■ SET TASK: Set down the data below from its first line to the line holding "const steps = deltas.map((d,i)", inclusive; omit all pictures.

■ GIVEN INFORMATION:
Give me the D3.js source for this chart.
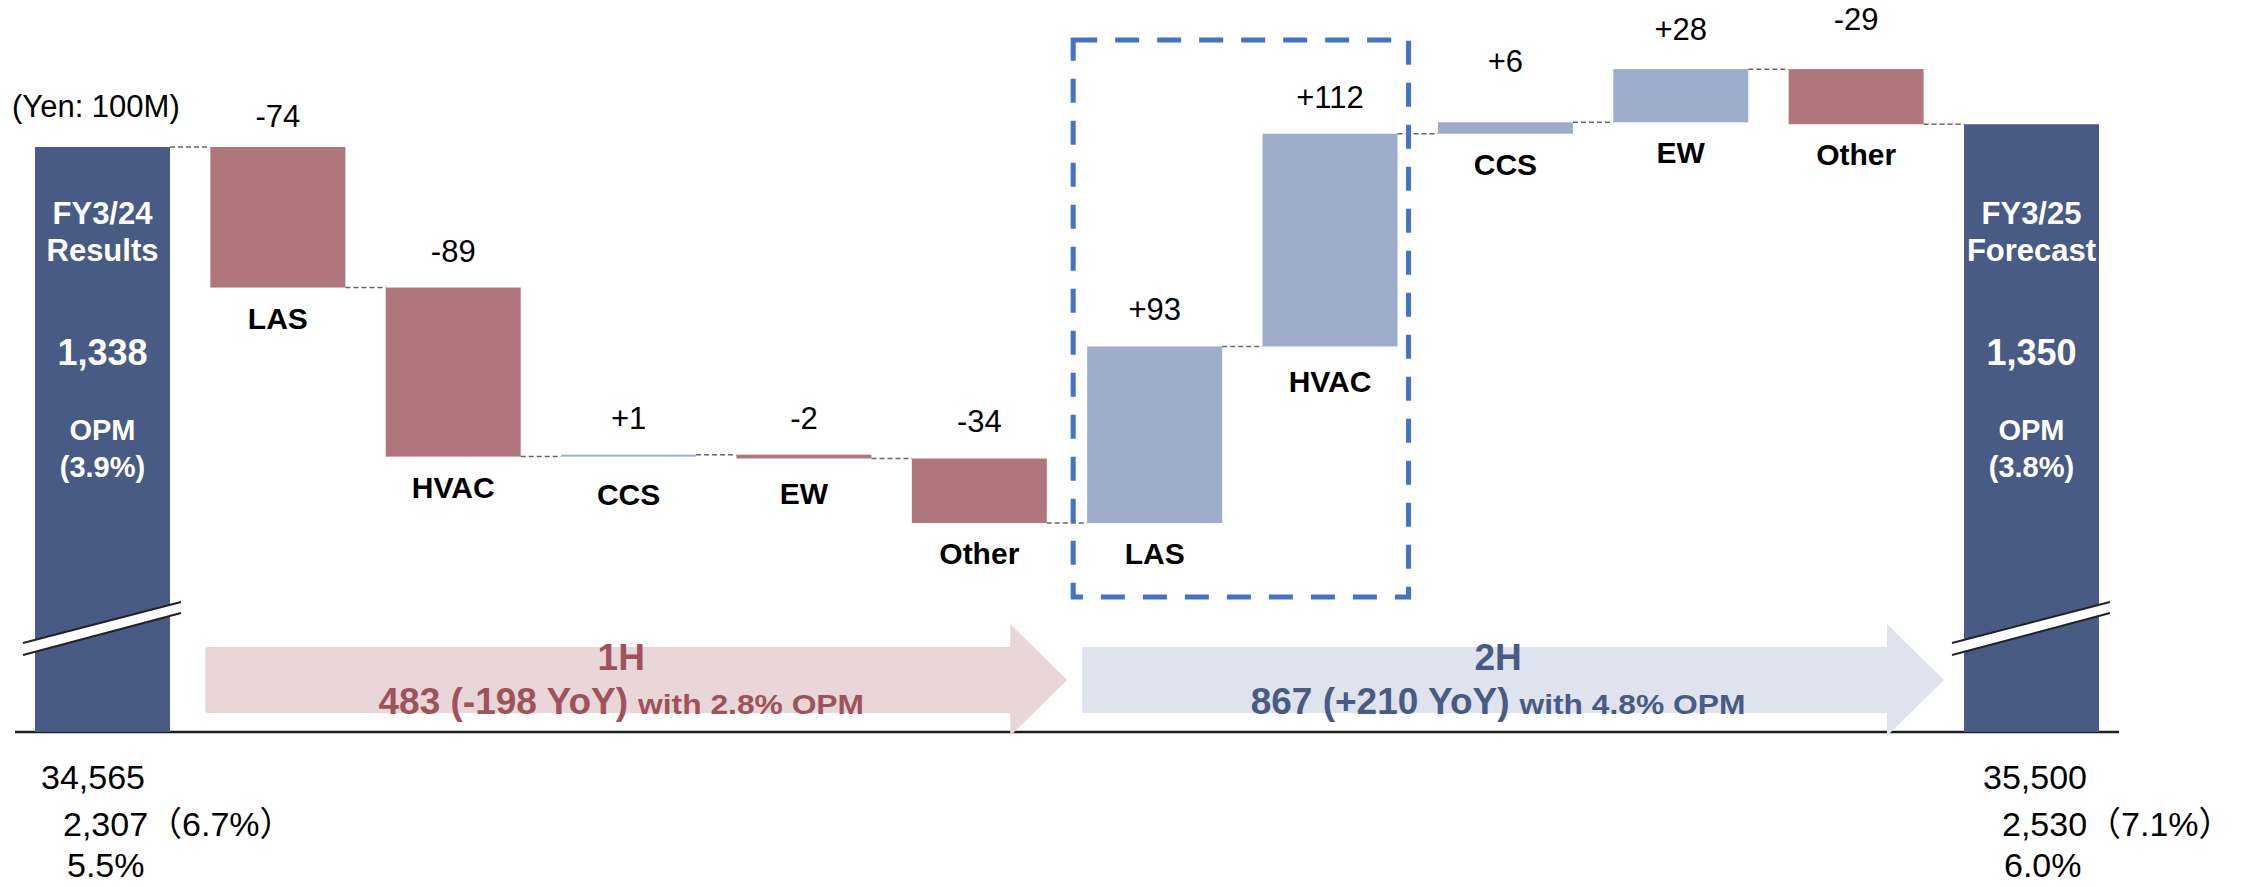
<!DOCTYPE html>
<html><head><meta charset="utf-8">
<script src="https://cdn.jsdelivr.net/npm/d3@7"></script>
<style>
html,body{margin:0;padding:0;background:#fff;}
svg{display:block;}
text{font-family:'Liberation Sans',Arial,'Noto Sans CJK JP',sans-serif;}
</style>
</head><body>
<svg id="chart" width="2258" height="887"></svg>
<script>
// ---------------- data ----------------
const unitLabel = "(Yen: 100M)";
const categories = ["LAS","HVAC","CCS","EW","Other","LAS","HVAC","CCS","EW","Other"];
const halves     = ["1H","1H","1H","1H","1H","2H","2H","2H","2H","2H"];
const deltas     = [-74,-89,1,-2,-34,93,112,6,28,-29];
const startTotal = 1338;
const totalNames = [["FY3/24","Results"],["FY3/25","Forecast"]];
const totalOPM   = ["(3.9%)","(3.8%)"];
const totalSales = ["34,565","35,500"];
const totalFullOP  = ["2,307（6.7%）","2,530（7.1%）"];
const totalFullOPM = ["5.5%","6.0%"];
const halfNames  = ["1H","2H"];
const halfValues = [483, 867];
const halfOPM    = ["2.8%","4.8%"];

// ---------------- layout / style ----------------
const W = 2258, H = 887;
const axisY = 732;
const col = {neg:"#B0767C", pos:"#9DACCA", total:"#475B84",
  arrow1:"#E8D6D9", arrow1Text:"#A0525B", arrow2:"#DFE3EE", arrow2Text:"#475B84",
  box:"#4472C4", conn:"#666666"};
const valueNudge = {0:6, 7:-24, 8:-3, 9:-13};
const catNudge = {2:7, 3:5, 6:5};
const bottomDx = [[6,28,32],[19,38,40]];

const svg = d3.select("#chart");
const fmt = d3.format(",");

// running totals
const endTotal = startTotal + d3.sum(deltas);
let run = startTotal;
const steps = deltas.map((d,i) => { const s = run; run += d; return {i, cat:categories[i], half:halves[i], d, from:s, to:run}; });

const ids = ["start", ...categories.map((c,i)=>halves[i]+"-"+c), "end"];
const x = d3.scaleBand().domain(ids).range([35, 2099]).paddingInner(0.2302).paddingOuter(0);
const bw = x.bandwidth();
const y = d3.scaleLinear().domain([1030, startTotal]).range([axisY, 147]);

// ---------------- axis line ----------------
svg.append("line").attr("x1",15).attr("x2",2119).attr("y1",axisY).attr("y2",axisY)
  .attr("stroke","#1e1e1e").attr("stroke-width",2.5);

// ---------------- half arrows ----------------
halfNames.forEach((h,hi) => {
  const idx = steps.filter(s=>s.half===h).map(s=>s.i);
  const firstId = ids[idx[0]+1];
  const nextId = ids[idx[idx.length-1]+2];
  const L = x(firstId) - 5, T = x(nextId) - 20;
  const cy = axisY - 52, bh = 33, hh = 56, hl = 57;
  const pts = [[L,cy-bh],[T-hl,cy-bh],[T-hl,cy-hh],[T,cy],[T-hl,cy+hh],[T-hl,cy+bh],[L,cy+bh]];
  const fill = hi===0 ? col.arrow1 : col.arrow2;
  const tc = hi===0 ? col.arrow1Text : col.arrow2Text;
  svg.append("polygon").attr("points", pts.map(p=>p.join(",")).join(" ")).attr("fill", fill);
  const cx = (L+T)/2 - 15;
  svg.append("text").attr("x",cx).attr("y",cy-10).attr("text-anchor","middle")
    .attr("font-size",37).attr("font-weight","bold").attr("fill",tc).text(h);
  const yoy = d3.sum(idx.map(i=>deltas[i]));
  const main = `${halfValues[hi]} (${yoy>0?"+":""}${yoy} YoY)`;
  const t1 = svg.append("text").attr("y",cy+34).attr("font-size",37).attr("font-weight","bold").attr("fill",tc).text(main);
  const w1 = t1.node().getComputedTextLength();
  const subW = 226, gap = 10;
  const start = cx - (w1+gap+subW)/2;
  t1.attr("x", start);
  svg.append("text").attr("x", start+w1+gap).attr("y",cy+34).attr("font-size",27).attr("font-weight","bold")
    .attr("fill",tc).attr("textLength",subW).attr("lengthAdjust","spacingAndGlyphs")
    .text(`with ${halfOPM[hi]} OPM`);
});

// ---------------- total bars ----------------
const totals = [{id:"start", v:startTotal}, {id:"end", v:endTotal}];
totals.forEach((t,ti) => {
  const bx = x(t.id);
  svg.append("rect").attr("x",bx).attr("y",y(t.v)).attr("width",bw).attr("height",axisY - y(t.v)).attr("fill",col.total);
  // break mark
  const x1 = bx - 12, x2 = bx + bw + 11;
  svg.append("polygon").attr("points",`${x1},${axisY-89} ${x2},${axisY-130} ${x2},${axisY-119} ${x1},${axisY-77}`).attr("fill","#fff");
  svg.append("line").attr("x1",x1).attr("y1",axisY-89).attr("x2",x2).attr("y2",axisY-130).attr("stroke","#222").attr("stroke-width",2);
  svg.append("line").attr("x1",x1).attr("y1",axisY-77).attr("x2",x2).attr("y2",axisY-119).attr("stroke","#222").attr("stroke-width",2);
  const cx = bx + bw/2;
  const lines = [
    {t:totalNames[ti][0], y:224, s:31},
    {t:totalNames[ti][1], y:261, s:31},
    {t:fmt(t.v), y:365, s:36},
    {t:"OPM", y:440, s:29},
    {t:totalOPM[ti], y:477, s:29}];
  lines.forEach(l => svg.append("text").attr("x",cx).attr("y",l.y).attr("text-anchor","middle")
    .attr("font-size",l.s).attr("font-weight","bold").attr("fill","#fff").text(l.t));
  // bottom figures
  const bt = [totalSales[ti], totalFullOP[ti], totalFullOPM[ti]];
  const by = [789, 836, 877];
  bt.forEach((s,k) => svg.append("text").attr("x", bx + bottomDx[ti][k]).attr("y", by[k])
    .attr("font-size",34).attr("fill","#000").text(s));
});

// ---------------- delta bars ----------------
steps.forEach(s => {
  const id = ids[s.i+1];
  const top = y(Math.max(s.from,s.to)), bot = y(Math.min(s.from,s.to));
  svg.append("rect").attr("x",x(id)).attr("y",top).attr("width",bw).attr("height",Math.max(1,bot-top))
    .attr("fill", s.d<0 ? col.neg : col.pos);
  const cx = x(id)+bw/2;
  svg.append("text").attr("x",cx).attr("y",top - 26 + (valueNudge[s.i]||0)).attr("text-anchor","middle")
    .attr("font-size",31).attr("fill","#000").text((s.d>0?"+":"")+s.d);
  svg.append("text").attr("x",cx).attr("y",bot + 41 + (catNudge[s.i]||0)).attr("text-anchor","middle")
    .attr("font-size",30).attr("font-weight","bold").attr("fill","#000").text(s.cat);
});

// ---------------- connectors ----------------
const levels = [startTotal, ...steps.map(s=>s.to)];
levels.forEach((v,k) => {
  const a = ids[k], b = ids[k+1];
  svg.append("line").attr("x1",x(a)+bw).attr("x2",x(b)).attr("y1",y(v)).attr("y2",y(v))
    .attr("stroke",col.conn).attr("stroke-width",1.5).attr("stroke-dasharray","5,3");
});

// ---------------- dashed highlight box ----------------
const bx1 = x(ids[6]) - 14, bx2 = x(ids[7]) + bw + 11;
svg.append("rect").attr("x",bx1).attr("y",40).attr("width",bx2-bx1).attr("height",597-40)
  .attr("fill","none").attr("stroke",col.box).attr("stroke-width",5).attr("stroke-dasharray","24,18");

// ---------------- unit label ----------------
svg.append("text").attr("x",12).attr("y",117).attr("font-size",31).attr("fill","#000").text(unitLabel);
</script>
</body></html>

■ CORRECT RESPONSE:
Give me the D3.js source for this chart.
<!DOCTYPE html>
<html><head><meta charset="utf-8">
<script src="https://cdn.jsdelivr.net/npm/d3@7"></script>
<style>
html,body{margin:0;padding:0;background:#fff;}
svg{display:block;}
text{font-family:'Liberation Sans',Arial,'Noto Sans CJK JP',sans-serif;}
</style>
</head><body>
<svg id="chart" width="2258" height="887"></svg>
<script>
// ---------------- data ----------------
const unitLabel = "(Yen: 100M)";
const categories = ["LAS","HVAC","CCS","EW","Other","LAS","HVAC","CCS","EW","Other"];
const halves     = ["1H","1H","1H","1H","1H","2H","2H","2H","2H","2H"];
const deltas     = [-74,-89,1,-2,-34,93,112,6,28,-29];
const startTotal = 1338;
const totalNames = [["FY3/24","Results"],["FY3/25","Forecast"]];
const totalOPM   = ["(3.9%)","(3.8%)"];
const totalSales = ["34,565","35,500"];
const totalFullOP  = ["2,307（6.7%）","2,530（7.1%）"];
const totalFullOPM = ["5.5%","6.0%"];
const halfNames  = ["1H","2H"];
const halfValues = [483, 867];
const halfOPM    = ["2.8%","4.8%"];

// ---------------- layout / style ----------------
const W = 2258, H = 887;
const axisY = 732;
const col = {neg:"#B0767C", pos:"#9DACCA", total:"#475B84",
  arrow1:"#E8D6D9", arrow1Text:"#A0525B", arrow2:"#DFE3EE", arrow2Text:"#475B84",
  box:"#4472C4", conn:"#666666"};
const valueNudge = {0:6, 7:-24, 8:-3, 9:-13};
const catNudge = {2:7, 3:5, 6:5};
const bottomDx = [[6,28,32],[19,38,40]];

const svg = d3.select("#chart");
const fmt = d3.format(",");

// running totals
const endTotal = startTotal + d3.sum(deltas);
let run = startTotal;
const steps = deltas.map((d,i) => { const s = run; run += d; return {i, cat:categories[i], half:halves[i], d, from:s, to:run}; });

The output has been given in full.